-- begin Records for this exercise --

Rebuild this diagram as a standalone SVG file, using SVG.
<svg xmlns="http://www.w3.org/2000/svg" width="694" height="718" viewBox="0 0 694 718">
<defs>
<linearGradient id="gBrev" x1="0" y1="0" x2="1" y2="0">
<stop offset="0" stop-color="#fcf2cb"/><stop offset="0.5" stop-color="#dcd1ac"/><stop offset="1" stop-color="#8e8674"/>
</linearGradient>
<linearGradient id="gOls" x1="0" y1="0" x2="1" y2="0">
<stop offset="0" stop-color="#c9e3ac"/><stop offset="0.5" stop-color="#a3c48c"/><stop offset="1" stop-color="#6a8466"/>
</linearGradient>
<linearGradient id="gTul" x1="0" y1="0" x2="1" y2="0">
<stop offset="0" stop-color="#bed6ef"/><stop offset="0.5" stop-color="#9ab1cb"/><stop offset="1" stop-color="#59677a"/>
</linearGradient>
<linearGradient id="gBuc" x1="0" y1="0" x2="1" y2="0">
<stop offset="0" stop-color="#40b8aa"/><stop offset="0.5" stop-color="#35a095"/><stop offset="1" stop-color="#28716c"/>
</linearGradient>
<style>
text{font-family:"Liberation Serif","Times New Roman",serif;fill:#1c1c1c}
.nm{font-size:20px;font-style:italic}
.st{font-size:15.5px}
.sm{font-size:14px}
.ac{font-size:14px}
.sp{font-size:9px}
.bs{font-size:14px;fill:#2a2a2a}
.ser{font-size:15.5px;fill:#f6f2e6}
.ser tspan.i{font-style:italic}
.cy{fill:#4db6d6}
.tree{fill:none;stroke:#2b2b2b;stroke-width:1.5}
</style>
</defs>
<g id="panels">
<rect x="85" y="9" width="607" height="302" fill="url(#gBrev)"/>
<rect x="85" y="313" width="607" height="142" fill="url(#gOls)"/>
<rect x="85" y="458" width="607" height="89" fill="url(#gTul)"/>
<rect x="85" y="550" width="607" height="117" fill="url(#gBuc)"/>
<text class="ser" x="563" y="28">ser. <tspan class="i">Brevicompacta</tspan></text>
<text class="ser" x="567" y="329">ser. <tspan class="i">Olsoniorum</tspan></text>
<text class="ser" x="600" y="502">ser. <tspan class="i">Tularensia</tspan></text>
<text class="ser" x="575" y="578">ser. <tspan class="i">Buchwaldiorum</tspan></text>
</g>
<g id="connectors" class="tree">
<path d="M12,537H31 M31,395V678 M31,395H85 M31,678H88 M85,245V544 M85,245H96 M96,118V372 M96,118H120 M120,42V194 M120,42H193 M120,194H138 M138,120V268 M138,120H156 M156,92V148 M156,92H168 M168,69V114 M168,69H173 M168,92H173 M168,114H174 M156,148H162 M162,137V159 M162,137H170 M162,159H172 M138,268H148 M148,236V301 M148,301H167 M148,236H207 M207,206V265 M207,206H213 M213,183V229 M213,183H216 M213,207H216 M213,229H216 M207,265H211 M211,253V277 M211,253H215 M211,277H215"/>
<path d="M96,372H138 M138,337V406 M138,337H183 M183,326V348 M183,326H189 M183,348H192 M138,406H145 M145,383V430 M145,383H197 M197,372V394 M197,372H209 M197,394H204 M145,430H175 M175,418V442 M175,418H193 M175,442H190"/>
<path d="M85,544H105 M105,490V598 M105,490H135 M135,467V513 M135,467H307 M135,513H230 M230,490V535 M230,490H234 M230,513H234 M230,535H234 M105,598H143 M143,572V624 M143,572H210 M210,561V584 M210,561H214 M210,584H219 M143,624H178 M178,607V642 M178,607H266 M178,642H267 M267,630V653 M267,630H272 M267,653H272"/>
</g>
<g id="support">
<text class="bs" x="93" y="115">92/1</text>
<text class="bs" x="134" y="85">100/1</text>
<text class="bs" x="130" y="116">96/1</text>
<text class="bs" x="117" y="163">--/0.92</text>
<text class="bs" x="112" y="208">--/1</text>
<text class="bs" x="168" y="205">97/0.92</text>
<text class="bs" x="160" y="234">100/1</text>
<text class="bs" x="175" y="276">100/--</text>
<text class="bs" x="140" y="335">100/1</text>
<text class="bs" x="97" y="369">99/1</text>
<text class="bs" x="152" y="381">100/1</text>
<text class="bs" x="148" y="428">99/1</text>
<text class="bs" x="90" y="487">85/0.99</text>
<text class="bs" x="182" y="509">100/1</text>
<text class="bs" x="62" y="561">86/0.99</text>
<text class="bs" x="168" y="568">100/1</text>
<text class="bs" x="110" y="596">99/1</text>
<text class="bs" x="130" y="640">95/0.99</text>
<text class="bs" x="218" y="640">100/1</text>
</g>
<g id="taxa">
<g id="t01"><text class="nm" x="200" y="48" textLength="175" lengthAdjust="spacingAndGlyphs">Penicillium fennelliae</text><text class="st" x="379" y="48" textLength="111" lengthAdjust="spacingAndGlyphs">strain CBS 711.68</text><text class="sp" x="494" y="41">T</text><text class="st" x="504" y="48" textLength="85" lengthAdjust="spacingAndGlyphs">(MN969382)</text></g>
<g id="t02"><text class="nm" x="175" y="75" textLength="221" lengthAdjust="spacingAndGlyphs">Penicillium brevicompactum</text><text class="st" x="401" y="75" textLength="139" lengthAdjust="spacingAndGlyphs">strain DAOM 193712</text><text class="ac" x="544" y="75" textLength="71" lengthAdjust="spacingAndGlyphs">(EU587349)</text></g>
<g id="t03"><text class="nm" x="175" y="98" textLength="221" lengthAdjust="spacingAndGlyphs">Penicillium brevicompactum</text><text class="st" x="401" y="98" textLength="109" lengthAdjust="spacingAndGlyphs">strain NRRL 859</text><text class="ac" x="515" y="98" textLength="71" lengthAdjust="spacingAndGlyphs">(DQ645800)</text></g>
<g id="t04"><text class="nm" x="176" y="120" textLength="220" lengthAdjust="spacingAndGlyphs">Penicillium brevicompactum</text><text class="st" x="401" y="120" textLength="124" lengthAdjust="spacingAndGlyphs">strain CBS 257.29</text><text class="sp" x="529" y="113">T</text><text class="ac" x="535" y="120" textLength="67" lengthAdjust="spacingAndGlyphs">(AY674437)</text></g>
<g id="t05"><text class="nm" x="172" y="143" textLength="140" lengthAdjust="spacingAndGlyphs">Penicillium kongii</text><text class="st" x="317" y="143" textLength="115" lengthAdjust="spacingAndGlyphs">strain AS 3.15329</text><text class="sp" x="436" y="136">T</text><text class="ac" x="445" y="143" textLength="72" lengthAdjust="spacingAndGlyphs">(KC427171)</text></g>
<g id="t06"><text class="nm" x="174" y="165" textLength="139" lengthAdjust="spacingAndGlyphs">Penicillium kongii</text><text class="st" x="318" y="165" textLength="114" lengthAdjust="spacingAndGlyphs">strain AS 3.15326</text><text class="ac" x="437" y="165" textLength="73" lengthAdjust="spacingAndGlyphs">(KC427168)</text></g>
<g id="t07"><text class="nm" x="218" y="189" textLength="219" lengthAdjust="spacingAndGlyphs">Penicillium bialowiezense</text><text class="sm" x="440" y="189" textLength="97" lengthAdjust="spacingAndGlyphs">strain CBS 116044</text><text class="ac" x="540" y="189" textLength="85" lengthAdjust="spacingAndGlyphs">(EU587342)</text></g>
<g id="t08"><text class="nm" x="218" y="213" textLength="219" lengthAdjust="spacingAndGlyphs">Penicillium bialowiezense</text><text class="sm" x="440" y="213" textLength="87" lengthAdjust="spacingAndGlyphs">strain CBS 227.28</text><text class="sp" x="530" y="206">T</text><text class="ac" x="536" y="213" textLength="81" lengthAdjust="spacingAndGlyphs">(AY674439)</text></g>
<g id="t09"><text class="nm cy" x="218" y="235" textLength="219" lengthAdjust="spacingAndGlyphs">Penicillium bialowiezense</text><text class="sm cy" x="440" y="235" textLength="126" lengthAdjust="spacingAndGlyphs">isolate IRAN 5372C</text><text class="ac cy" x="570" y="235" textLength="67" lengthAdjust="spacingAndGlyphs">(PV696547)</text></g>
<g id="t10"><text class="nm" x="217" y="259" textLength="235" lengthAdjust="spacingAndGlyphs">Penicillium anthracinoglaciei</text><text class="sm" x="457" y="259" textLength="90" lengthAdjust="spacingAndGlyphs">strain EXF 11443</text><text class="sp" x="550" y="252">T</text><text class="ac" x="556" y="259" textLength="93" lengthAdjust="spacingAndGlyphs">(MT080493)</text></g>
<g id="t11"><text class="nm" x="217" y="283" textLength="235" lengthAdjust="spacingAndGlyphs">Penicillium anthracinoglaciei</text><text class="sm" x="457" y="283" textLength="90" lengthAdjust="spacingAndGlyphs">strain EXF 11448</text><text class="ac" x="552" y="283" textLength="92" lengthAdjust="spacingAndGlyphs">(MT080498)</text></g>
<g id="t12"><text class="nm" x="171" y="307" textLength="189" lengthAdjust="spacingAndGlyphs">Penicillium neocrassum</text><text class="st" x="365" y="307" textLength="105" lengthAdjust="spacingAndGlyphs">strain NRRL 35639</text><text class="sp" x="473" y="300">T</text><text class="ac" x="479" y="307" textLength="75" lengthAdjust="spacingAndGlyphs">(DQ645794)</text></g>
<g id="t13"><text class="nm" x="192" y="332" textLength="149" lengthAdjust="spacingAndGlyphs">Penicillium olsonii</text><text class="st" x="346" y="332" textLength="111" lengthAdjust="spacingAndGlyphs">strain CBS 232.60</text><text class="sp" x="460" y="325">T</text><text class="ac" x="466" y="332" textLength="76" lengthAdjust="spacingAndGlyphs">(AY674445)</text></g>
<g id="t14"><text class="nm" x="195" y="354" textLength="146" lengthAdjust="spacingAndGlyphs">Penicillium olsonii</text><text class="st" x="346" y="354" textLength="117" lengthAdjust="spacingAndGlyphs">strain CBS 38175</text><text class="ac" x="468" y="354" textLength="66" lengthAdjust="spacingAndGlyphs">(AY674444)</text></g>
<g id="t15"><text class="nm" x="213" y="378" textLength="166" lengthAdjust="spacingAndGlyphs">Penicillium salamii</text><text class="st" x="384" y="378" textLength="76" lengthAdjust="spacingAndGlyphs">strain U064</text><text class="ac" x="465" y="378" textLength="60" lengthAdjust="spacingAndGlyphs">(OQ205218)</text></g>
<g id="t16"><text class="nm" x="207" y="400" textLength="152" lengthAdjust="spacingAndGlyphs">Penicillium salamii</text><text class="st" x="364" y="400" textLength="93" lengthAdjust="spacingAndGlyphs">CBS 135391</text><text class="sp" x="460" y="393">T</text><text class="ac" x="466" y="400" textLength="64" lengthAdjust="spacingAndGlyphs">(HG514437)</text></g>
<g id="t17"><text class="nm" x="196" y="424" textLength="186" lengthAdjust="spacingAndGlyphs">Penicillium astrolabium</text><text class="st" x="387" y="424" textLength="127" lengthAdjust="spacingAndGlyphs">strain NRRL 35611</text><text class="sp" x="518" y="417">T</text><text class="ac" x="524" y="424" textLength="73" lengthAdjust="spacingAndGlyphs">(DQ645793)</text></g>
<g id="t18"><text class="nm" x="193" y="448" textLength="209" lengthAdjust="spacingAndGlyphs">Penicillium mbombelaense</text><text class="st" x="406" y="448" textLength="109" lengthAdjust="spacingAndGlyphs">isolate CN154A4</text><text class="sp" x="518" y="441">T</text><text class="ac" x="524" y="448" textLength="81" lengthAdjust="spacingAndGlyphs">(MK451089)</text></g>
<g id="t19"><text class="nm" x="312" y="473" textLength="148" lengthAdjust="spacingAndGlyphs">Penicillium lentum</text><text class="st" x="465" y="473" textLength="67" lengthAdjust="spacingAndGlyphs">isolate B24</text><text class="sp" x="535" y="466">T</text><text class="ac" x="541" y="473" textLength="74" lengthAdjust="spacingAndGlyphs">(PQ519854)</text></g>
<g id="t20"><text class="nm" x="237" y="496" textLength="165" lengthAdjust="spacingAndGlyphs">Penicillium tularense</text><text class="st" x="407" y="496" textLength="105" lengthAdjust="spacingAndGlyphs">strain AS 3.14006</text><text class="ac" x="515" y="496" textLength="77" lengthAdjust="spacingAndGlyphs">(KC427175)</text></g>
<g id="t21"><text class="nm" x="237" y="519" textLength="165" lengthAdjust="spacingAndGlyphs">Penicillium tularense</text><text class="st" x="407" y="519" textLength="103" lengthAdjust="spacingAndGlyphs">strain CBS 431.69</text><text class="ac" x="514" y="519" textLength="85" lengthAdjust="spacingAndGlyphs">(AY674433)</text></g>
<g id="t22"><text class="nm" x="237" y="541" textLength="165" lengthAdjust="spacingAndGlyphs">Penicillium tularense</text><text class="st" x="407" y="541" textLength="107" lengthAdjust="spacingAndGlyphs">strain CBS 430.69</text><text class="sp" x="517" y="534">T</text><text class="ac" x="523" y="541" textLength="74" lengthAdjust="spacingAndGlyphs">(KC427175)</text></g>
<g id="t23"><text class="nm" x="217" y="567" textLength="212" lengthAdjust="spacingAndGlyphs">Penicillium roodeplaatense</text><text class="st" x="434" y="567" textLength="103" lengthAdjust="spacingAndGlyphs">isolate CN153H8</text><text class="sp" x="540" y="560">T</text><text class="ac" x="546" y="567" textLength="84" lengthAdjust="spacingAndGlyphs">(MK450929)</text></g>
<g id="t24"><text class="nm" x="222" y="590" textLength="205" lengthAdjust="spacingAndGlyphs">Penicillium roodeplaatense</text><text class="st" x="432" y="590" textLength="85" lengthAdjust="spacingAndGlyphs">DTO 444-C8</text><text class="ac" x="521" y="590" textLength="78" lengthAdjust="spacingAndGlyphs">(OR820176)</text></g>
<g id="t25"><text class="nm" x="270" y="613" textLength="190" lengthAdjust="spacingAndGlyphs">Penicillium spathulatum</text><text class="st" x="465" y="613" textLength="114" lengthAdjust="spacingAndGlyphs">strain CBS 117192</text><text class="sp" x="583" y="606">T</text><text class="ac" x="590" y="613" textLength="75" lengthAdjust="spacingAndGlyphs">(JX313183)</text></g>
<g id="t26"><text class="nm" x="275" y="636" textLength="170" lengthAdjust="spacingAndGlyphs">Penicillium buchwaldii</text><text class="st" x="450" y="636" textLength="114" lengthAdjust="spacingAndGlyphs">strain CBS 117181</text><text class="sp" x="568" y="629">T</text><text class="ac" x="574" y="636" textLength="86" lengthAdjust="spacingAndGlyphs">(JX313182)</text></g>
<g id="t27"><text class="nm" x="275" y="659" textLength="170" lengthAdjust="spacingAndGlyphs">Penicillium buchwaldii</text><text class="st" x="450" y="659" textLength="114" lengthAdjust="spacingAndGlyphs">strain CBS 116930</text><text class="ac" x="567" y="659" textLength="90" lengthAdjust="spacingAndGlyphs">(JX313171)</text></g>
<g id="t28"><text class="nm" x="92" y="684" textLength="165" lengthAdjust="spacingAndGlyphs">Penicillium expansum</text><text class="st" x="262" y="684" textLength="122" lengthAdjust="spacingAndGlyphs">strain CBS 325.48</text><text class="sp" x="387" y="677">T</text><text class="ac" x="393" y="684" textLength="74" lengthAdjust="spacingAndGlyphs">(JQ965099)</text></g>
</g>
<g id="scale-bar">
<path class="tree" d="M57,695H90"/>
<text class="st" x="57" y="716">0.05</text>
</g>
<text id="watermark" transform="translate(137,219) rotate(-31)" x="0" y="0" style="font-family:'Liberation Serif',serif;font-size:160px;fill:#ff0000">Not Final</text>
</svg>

-- end Records for this exercise --
-- begin Records for this exercise --

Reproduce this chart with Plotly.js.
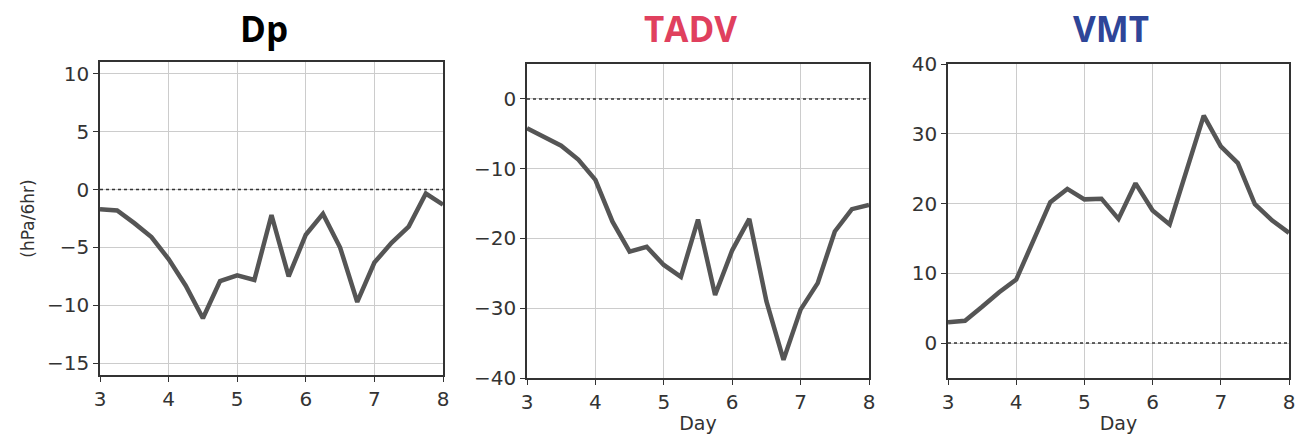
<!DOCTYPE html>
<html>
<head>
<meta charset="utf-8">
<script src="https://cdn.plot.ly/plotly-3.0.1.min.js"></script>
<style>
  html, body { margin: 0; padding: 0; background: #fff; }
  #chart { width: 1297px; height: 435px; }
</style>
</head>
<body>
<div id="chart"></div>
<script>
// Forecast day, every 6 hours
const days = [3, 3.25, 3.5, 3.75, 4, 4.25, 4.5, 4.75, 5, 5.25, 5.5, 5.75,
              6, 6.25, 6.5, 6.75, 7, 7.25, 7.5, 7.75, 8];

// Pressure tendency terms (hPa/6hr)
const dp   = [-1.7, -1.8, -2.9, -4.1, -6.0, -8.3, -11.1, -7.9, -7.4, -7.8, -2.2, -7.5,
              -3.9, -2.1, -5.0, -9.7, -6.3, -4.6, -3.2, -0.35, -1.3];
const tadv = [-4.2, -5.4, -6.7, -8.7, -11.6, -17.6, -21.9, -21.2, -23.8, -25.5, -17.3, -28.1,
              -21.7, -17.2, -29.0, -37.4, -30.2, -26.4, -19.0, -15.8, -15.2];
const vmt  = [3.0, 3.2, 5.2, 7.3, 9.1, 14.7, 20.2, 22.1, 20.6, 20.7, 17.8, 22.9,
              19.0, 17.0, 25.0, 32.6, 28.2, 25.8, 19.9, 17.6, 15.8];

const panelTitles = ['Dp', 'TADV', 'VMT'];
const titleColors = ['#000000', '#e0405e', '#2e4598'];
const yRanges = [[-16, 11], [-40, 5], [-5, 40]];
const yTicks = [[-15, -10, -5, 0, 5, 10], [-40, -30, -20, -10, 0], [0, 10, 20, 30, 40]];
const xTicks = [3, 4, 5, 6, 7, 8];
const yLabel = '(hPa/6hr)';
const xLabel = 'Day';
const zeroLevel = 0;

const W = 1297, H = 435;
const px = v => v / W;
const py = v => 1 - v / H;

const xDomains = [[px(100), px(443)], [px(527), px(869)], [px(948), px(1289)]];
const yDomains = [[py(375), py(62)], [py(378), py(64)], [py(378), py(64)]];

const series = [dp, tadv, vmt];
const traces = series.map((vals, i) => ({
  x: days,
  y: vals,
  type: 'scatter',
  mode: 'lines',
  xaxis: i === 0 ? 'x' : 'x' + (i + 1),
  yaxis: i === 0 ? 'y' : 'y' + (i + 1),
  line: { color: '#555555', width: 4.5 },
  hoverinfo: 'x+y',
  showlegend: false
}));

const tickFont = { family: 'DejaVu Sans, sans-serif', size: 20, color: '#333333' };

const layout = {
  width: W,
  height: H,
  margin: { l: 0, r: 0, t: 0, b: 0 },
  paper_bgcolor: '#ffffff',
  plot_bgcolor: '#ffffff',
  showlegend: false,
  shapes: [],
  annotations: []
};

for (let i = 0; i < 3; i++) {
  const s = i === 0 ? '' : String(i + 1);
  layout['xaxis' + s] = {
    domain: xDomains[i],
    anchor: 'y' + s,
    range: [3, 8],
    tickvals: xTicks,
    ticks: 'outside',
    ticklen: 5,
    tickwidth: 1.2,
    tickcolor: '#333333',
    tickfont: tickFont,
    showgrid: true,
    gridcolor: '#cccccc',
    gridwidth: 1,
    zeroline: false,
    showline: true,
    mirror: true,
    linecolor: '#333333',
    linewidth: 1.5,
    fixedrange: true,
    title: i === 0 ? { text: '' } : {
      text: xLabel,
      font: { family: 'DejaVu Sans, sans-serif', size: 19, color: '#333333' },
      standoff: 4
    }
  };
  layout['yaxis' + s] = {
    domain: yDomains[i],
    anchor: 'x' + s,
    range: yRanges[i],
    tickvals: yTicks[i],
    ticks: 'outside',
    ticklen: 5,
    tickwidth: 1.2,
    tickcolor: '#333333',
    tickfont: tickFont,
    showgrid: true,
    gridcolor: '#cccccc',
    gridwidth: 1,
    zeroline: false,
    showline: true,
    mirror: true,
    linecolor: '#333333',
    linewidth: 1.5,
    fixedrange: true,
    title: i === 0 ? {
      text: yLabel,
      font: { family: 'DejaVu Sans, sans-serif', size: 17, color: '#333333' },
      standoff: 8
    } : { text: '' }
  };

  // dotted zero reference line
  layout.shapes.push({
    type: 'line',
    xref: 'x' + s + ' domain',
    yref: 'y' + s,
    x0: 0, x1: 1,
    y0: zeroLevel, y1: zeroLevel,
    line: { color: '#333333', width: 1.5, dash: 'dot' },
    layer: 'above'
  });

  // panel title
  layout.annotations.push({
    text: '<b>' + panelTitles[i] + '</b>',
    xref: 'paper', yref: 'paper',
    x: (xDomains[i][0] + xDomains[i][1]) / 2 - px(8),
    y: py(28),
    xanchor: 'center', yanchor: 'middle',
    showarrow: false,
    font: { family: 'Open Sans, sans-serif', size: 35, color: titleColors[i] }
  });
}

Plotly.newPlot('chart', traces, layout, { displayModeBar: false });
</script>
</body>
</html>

-- end Records for this exercise --

Objective → From the listing above, copy all lines holding the word "chart".

Reply →
Reproduce this chart with Plotly.js.
  #chart { width: 1297px; height: 435px; }
<div id="chart"></div>
Plotly.newPlot('chart', traces, layout, { displayModeBar: false });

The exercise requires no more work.